— Stated problem —
Check each line of the material below, and copy it if it holds the string "Write".

— Data rows —
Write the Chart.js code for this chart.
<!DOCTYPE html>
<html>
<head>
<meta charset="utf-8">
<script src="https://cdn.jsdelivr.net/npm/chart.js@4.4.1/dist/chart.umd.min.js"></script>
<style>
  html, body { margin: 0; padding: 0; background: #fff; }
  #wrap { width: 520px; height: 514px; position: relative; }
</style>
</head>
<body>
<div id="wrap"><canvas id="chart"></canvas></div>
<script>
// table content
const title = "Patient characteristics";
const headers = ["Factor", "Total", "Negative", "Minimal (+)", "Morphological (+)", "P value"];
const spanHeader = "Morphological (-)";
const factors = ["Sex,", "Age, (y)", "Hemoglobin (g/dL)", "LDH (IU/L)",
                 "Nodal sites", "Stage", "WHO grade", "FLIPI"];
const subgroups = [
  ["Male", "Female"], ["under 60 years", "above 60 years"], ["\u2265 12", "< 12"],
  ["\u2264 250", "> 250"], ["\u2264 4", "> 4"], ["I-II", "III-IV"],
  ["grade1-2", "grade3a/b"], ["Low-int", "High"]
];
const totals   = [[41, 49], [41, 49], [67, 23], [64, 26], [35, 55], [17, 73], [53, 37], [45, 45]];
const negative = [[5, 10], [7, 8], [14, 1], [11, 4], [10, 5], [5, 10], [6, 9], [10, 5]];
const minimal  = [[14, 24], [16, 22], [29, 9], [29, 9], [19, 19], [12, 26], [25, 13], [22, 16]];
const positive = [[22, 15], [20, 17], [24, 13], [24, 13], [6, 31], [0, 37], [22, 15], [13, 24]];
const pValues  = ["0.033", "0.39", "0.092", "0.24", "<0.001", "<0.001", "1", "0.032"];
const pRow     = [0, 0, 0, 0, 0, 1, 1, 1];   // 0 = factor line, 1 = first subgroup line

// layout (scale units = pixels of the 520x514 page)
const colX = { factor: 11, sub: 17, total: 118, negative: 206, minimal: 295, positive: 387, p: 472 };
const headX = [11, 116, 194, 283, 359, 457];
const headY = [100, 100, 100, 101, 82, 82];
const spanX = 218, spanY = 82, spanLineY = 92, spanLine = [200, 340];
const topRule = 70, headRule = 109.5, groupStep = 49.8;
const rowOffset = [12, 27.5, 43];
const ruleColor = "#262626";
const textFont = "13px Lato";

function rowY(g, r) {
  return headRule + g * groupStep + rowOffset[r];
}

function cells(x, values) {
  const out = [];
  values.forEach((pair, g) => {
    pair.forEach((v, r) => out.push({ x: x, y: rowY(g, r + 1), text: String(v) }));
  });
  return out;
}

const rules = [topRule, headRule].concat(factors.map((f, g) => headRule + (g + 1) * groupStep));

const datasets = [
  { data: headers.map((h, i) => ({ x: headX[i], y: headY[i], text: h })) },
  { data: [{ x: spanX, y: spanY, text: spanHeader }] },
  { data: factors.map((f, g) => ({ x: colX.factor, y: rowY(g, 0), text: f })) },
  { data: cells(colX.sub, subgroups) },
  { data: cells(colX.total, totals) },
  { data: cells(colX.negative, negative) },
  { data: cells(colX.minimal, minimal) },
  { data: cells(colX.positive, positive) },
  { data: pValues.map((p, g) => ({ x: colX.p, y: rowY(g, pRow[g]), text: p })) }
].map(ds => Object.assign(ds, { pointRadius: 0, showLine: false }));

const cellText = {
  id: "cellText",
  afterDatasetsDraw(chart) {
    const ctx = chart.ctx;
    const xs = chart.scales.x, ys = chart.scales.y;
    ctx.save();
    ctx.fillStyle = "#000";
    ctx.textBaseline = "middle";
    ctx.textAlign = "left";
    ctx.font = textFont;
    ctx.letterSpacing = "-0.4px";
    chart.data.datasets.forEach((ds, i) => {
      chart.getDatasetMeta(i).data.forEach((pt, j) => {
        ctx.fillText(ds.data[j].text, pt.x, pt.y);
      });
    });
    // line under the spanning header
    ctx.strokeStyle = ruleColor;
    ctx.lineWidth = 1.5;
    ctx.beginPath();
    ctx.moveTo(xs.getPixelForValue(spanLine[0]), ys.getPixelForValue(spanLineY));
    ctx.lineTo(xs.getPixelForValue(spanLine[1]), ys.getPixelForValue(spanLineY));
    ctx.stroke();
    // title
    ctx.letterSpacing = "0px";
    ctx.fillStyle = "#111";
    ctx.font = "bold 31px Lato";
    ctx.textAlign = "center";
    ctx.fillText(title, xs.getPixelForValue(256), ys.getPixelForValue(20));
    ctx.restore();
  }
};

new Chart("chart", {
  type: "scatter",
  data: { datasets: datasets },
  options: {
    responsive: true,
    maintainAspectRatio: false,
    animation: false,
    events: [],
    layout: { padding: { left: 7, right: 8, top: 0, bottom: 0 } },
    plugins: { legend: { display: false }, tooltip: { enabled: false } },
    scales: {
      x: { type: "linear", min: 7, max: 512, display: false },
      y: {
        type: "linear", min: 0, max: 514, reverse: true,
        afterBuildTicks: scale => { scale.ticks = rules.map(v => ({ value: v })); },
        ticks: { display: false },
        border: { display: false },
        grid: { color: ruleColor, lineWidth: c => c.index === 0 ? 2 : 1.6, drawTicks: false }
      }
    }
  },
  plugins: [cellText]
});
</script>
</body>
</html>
* * *
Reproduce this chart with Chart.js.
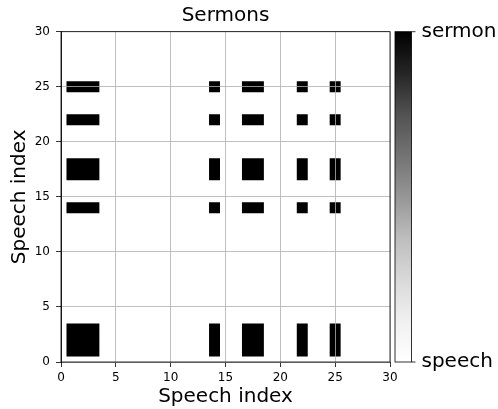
* * *
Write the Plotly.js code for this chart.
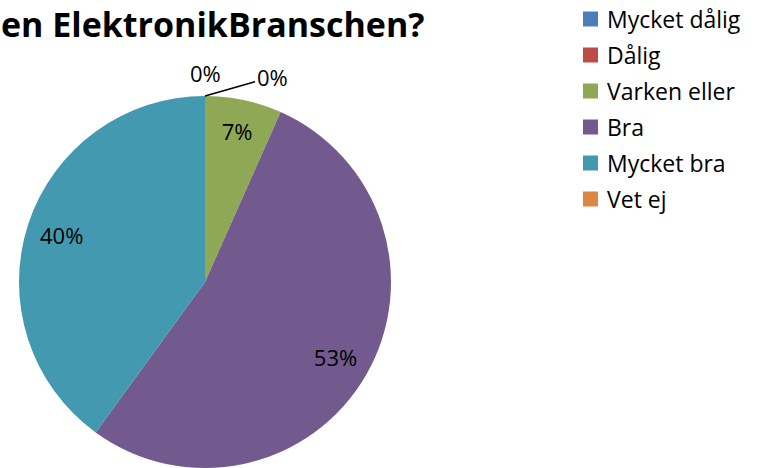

— Response for this exercise —
Write the Chart.js code for this chart.
Write the Plotly.js code for this chart.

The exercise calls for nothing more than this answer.